Congress needs changes, needs to scrap some bad habits
Several current messes in Congress are as pointless as they are maddening. Congress is dysfunctional largely as a matter of choice – one bad habit piled on top of another, decade after decade.
Make no mistake: That dysfunction serves an agenda, making reform or other change inordinately difficult and allowing every special interest under the sun to keep things as they are.
This is not government worthy of a great nation with much yet to achieve. It is a government that at best manages decay and decline.
Let's get down to cases. First, scrap the federal debt ceiling. It serves no purpose. To stop spending, vote down the spending. Saying no to the credit card bill after the fact is absurd. This periodic soap opera in Congress only rattles the stock market – taking money out of people's pockets – when traders are rightly worried about the nation's credit worthiness, and its competence. And this charade takes time and energy from other work in Congress.
Second, the Senate filibuster needs to go. It's not in the Constitution. It's an old Senate rule that in our time has been twisted – the mere threat to filibuster will do – so it takes 60 of the 100 senators to pass anything substantial without resorting to parliamentary work-arounds that slow the pace of everything. That's anti-democratic on the face of it.

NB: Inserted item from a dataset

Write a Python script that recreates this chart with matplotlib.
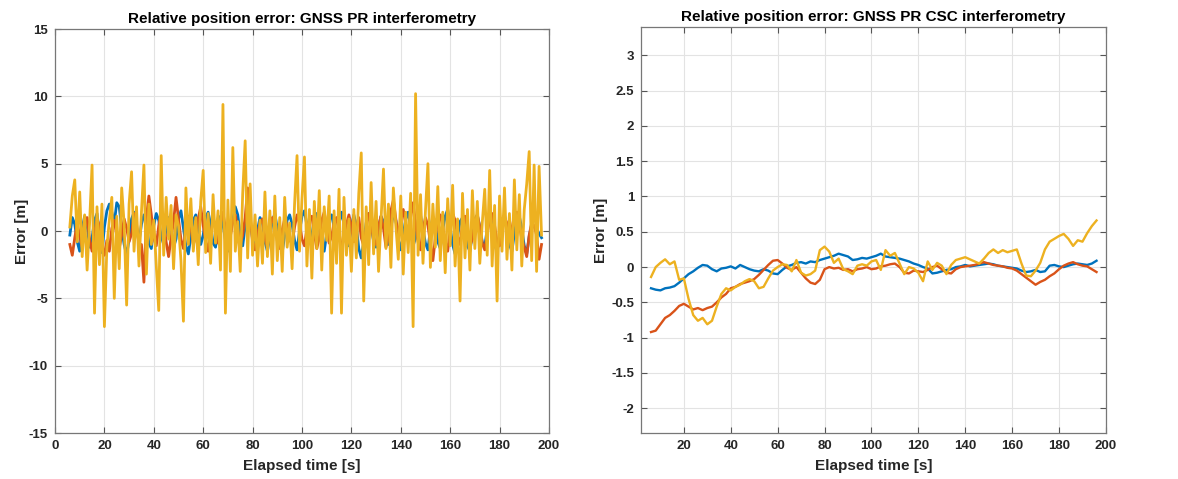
import numpy as np
import matplotlib.pyplot as plt

# kleuren zoals MATLAB standaard
c_blue = "#0072BD"
c_red = "#D95319"
c_yel = "#EDB120"

plt.rcParams['font.family'] = ['Liberation Sans', 'DejaVu Sans']
plt.rcParams['font.weight'] = 'bold'
plt.rcParams['axes.unicode_minus'] = False

# ---- links: GNSS PR interferometry (1 sample per seconde, t = 6..197 s)
t_pr = np.arange(6, 198)

err_pr_blue = [
    -0.3, 1.0, 0.5, -0.8, -1.5, 0.2, 1.1, 0.4, -1.2, -0.5,
    0.8, 1.3, -0.2, -1.6, 0.3, 1.5, 2.0, 1.4, 0.6, 2.1,
    1.8, 0.2, -1.0, -1.8, -0.6, 0.9, 1.4, 0.3, -0.8, 0.5,
    1.2, 0.6, -0.9, -1.3, 0.4, 1.3, 0.8, -0.4, -1.0, 0.2,
    1.0, 0.3, -1.2, -0.6, 0.9, 1.5, 0.2, -1.1, -1.7, -0.4,
    0.8, 1.2, 0.1, -1.0, -0.3, 1.0, 1.4, 0.5, -0.9, -1.2,
    0.2, 1.1, 0.5, -0.7, -1.5, -0.2, 0.9, 1.8, 1.2, -0.3,
    -1.1, 0.4, 1.6, 0.8, -0.6, -1.3, 0.1, 1.0, 0.6, -0.8,
    -1.5, -0.4, 0.7, 1.3, 0.2, -0.9, -1.6, -0.3, 0.8, 1.2,
    0.5, -0.7, -1.4, 0.0, 1.1, 1.5, 0.4, -0.8, -0.3, 0.9,
    1.3, 0.2, -1.0, -1.5, -0.2, 0.8, 1.2, 0.3, -0.6, 0.5,
    1.4, 0.6, -0.7, -1.1, 0.3, 1.2, 0.4, -1.3, -2.0, -0.8,
    0.6, 1.3, 0.5, -0.8, -1.2, 0.2, 1.1, 0.7, -0.5, -1.0,
    0.3, 1.2, 0.8, -0.6, -1.4, -0.3, 0.9, 1.4, 0.2, -1.1,
    -0.5, 0.8, 1.2, 0.1, -0.9, -1.4, 0.2, 1.0, 0.5, -0.8,
    -1.3, 0.1, 1.1, 1.6, 0.3, -1.0, -1.7, -0.4, 0.7, 1.0,
    0.1, -1.1, -1.5, -0.2, 0.9, 1.2, 0.3, -0.8, -1.2, 0.2,
    1.0, 0.6, -0.9, -1.6, -0.3, 0.8, 1.2, 0.1, -1.0, -1.5,
    -0.2, 0.9, 1.1, 0.2, -1.1, -1.7, -0.4, 0.5, 0.3, 0.2,
    -0.2, -0.5]

err_pr_red = [
    -1.0, -1.8, -0.5, 0.6, -0.4, -1.2, 0.3, 1.0, -0.6, -1.5,
    -0.2, 0.9, 0.4, -1.1, -1.8, -0.7, -1.5, 0.2, 0.8, -0.4,
    -1.3, -0.3, 0.9, 0.2, -0.8, -0.2, 1.3, 0.5, -1.0, -1.0,
    -3.8, 1.0, 2.6, 1.2, -0.5, -1.1, 0.4, 1.5, 0.6, -0.8,
    -1.9, -0.5, 0.7, 2.5, 0.9, -0.6, -1.3, 0.2, 1.1, 0.3,
    -1.0, -0.4, 0.9, 1.8, 0.4, -0.7, -1.5, -0.2, 0.8, 0.3,
    -0.9, 0.6, 1.4, 0.2, -1.1, -0.4, 0.7, 1.2, 0.1, -1.0,
    -0.3, 1.0, 3.2, 1.1, -0.8, -1.4, -0.3, 0.6, 0.9, -0.5,
    -1.2, 0.2, 1.0, 0.5, -0.7, -1.3, 0.1, 0.9, 0.4, -0.6,
    -1.0, 0.3, 1.2, 0.6, -0.6, -1.1, 0.2, 0.8, 1.1, -0.2,
    -1.3, -0.5, 0.8, 1.4, 0.3, -0.9, -0.4, 0.6, 1.0, -0.1,
    -1.2, -0.6, 0.5, 1.2, 0.4, -0.8, 0.3, 1.0, -0.5, -1.1,
    0.2, 1.3, 0.6, -0.7, -1.0, 0.4, 1.1, 0.2, -1.2, -0.5,
    1.5, 2.3, 0.9, -0.4, 0.8, 1.6, 0.5, -0.6, 1.0, 2.1,
    0.6, -0.8, -1.4, 0.2, 1.0, 0.4, -0.9, -2.2, -0.5, 0.9,
    1.2, 0.3, -0.8, -1.5, 0.1, 1.3, 0.8, -0.4, -1.0, 0.5,
    1.1, 0.2, -1.1, -0.6, 0.7, 1.2, 0.3, -0.9, -1.4, -0.2,
    0.9, 1.3, 0.4, -0.8, -1.1, 0.3, 1.0, 0.6, -0.5, 0.2,
    1.1, 1.4, 0.5, -0.6, -1.2, -1.9, -0.3, 0.6, 0.4, -0.3,
    -2.1, -1.0]

err_pr_yel = [
    0.3, 2.6, 3.8, -0.8, 2.9, -1.9, 1.2, -2.9, 0.6, 4.9,
    -6.1, 1.8, -2.5, 2.0, -7.1, -1.2, 0.8, 2.5, -5.0, 1.1,
    -2.8, 3.2, 0.5, -5.5, 2.0, 4.4, -1.5, 1.8, -2.6, 1.4,
    4.9, -3.2, 2.0, -1.0, 0.8, -2.5, -5.9, 5.6, -1.8, 2.5,
    -0.6, 1.9, -2.8, 1.2, 0.4, -2.2, -6.7, 3.2, -1.0, 2.4,
    -1.5, 1.0, -2.5, 2.2, 4.5, -1.6, 1.3, -2.4, 2.7, -0.9,
    1.5, -2.9, 9.4, -6.1, 2.3, -3.0, 6.2, -1.5, 0.7, -3.0,
    2.8, 6.7, -2.0, 3.5, -1.8, 1.2, -2.6, 0.8, -2.4, 2.9,
    -1.9, 1.5, -3.2, 2.6, -2.2, 1.0, -3.0, 2.5, -1.2, 0.6,
    -2.8, 2.0, 5.6, -1.5, 2.4, 5.5, -2.6, 1.6, -3.5, 2.2,
    -1.3, 3.0, -2.9, 1.8, -0.7, 2.6, -6.1, 1.5, -2.4, 3.1,
    -6.1, 2.5, -1.8, 0.9, -3.0, 1.6, -2.0, 2.8, 5.8, -5.2,
    1.8, -2.5, 3.6, -1.7, 2.2, -3.0, 0.8, 4.6, -1.3, 2.0,
    -2.7, 3.2, 0.4, -2.1, 2.6, -3.2, 1.4, -1.6, 2.8, -7.1,
    10.2, -1.8, 2.7, -2.4, 1.5, 5.0, -2.7, 2.0, -1.2, 3.3,
    -2.2, 1.4, -3.1, 2.4, -1.1, 3.4, -2.6, 0.9, -5.2, 2.8,
    -2.0, 1.6, -2.9, 3.0, -1.3, 2.2, -2.4, 0.6, 3.1, -1.8,
    4.5, -2.6, 1.9, -5.2, 2.6, -1.5, 3.2, -2.1, 1.3, -2.9,
    3.8, -1.4, 2.7, -2.6, 1.6, 3.5, 5.9, -2.2, 4.9, -3.0,
    4.8, -0.3]

t_csc = np.arange(6, 198, 2)

err_csc_blue = [
    -0.30, -0.32, -0.33, -0.30, -0.29, -0.27, -0.22, -0.16, -0.10, -0.06,
    -0.01, 0.03, 0.02, -0.03, -0.06, -0.02, -0.01, 0.01, -0.02, 0.03,
    0.00, -0.03, -0.05, -0.06, -0.03, -0.05, -0.09, -0.10, -0.04, 0.01,
    0.03, 0.06, 0.07, 0.05, 0.08, 0.07, 0.10, 0.12, 0.14, 0.16,
    0.19, 0.17, 0.15, 0.10, 0.11, 0.13, 0.12, 0.14, 0.16, 0.19,
    0.15, 0.14, 0.13, 0.12, 0.10, 0.08, 0.05, 0.03, 0.00, -0.02,
    -0.09, -0.08, -0.06, -0.04, -0.03, 0.00, 0.01, 0.03, 0.01, 0.02,
    0.03, 0.04, 0.05, 0.04, 0.02, 0.01, 0.00, -0.01, -0.02, -0.05,
    -0.07, -0.06, -0.04, -0.07, -0.06, 0.02, 0.03, 0.01, 0.00, 0.02,
    0.04, 0.05, 0.04, 0.03, 0.05, 0.09]

err_csc_red = [
    -0.92, -0.90, -0.81, -0.72, -0.68, -0.62, -0.55, -0.52, -0.56, -0.60,
    -0.58, -0.61, -0.58, -0.56, -0.50, -0.43, -0.38, -0.30, -0.28, -0.24,
    -0.22, -0.20, -0.17, -0.11, -0.04, 0.03, 0.09, 0.10, 0.05, -0.01,
    -0.04, 0.00, -0.08, -0.16, -0.22, -0.24, -0.18, -0.03, 0.00, -0.02,
    -0.01, -0.04, -0.03, -0.06, -0.03, -0.02, 0.00, -0.03, -0.02, 0.01,
    0.02, 0.04, 0.05, 0.00, -0.08, -0.09, -0.05, -0.06, -0.07, -0.04,
    0.00, 0.02, -0.03, -0.08, -0.09, -0.03, 0.00, 0.01, 0.02, 0.03,
    0.05, 0.07, 0.05, 0.03, 0.02, 0.01, -0.01, -0.02, -0.05, -0.10,
    -0.15, -0.20, -0.25, -0.21, -0.18, -0.13, -0.09, -0.03, 0.02, 0.05,
    0.07, 0.04, 0.02, 0.01, -0.03, -0.07]

err_csc_yel = [
    -0.14, 0.00, 0.06, 0.11, 0.04, 0.08, -0.18, -0.16, -0.45, -0.68,
    -0.76, -0.72, -0.81, -0.76, -0.56, -0.38, -0.30, -0.33, -0.28, -0.25,
    -0.20, -0.17, -0.20, -0.30, -0.28, -0.16, -0.05, 0.00, 0.04, 0.03,
    -0.06, 0.10, -0.08, -0.12, -0.10, -0.05, 0.24, 0.29, 0.22, 0.06,
    0.12, -0.03, -0.06, -0.10, 0.02, 0.04, 0.02, 0.08, 0.10, -0.04,
    0.24, 0.16, 0.20, 0.05, -0.10, 0.00, -0.02, -0.08, -0.20, 0.08,
    -0.04, 0.06, 0.02, -0.10, 0.03, 0.10, 0.12, 0.14, 0.11, 0.08,
    0.05, 0.12, 0.20, 0.25, 0.20, 0.24, 0.21, 0.23, 0.25, 0.05,
    -0.12, -0.13, -0.05, 0.06, 0.25, 0.36, 0.40, 0.44, 0.47, 0.40,
    0.30, 0.38, 0.36, 0.48, 0.58, 0.66]

csc_yticks = [-2, -1.5, -1, -0.5, 0, 0.5, 1, 1.5, 2, 2.5, 3]
csc_ylabels = ["-2", "-1.5", "-1", "-0.5", "0", "0.5", "1", "1.5", "2", "2.5", "3"]


def matlab_stijl(ax):
    ax.grid(True, color="#e3e3e3", linewidth=0.8)
    ax.set_axisbelow(True)
    for s in ax.spines.values():
        s.set_color("#777777")
        s.set_linewidth(0.9)
    ax.tick_params(direction="in", top=True, right=True, length=4,
                   width=0.8, color="#555555", labelsize=9.5,
                   labelcolor="#262626", pad=5)
    for lab in ax.get_xticklabels() + ax.get_yticklabels():
        lab.set_fontweight("bold")


fig = plt.figure(figsize=(11.78, 4.79), dpi=100)

ax1 = fig.add_axes([0.0467, 0.096, 0.4193, 0.8434])
ax1.plot(t_pr, err_pr_blue, color=c_blue, lw=2.0)
ax1.plot(t_pr, err_pr_red, color=c_red, lw=2.0)
ax1.plot(t_pr, err_pr_yel, color=c_yel, lw=2.0)
ax1.set_xlim(0, 200)
ax1.set_ylim(-15, 15)
ax1.set_xticks(np.arange(0, 201, 20))
ax1.set_yticks(np.arange(-15, 16, 5))
ax1.set_title("Relative position error: GNSS PR interferometry",
              fontsize=11, fontweight="bold", pad=4)
ax1.set_xlabel("Elapsed time [s]", fontsize=11, fontweight="bold", color="#262626", labelpad=5)
ax1.set_ylabel("Error [m]", fontsize=11, fontweight="bold", color="#262626", labelpad=0)
matlab_stijl(ax1)

ax2 = fig.add_axes([0.5441, 0.096, 0.3947, 0.8476])
ax2.plot(t_csc, err_csc_blue, color=c_blue, lw=1.7)
ax2.plot(t_csc, err_csc_red, color=c_red, lw=1.7)
ax2.plot(t_csc, err_csc_yel, color=c_yel, lw=1.7)
ax2.set_xlim(1.7, 200)
ax2.set_ylim(-2.35, 3.4)
ax2.set_xticks(np.arange(20, 201, 20))
ax2.set_yticks(csc_yticks)
ax2.set_yticklabels(csc_ylabels)
ax2.set_title("Relative position error: GNSS PR CSC interferometry",
              fontsize=11, fontweight="bold", pad=4)
ax2.set_xlabel("Elapsed time [s]", fontsize=11, fontweight="bold", color="#262626", labelpad=5)
ax2.set_ylabel("Error [m]", fontsize=11, fontweight="bold", color="#262626", labelpad=2)
matlab_stijl(ax2)

fig.savefig("out.png", dpi=100)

Quick: Name one time the filibuster has ever been used constructively. It has a sad history, being used by those clinging – again and again – to the wrong side of history. Once it was the tool of the occasional grandstander. Now it corrodes the very idea of majority rule.
Third, enough senators have abused “holds” on presidential nominations to key government positions that that tradition needs to go as well. Missouri's Josh Hawley is doing this with State Department and Pentagon positions because the senator wants to stick it to President Biden in any way that he can. Meanwhile, serious people have actual work to do in Washington. Let the Senate vote up or down on their nominations, and let these people do their jobs.
Biden is entirely right about one salient and unavoidable fact: The United States of America is facing a test of basic competence. Others look to authoritarians in Russia, China and elsewhere and wonder why they shouldn't embrace those models.
Biden wants a big infrastructure bill to move the country ahead and to create jobs for working-class people. He wants to catch up on roads and bridges, he wants to retool the economy for future needs and opportunities, and he simply wants America back in the game. Fair enough. Debate that. Debate the merits. Debate the price tag. Skip the games. Then vote – up or down – and let's move on to the next thing. (How about a balanced-budget amendment?)
Our Constitution provides for a government under which big change is difficult, but actual practice has swung that way out of balance. This can be fixed. And it needs to be.
The nation has work to do. Congress should clear the dysfunctional underbrush and embrace a more serious purpose.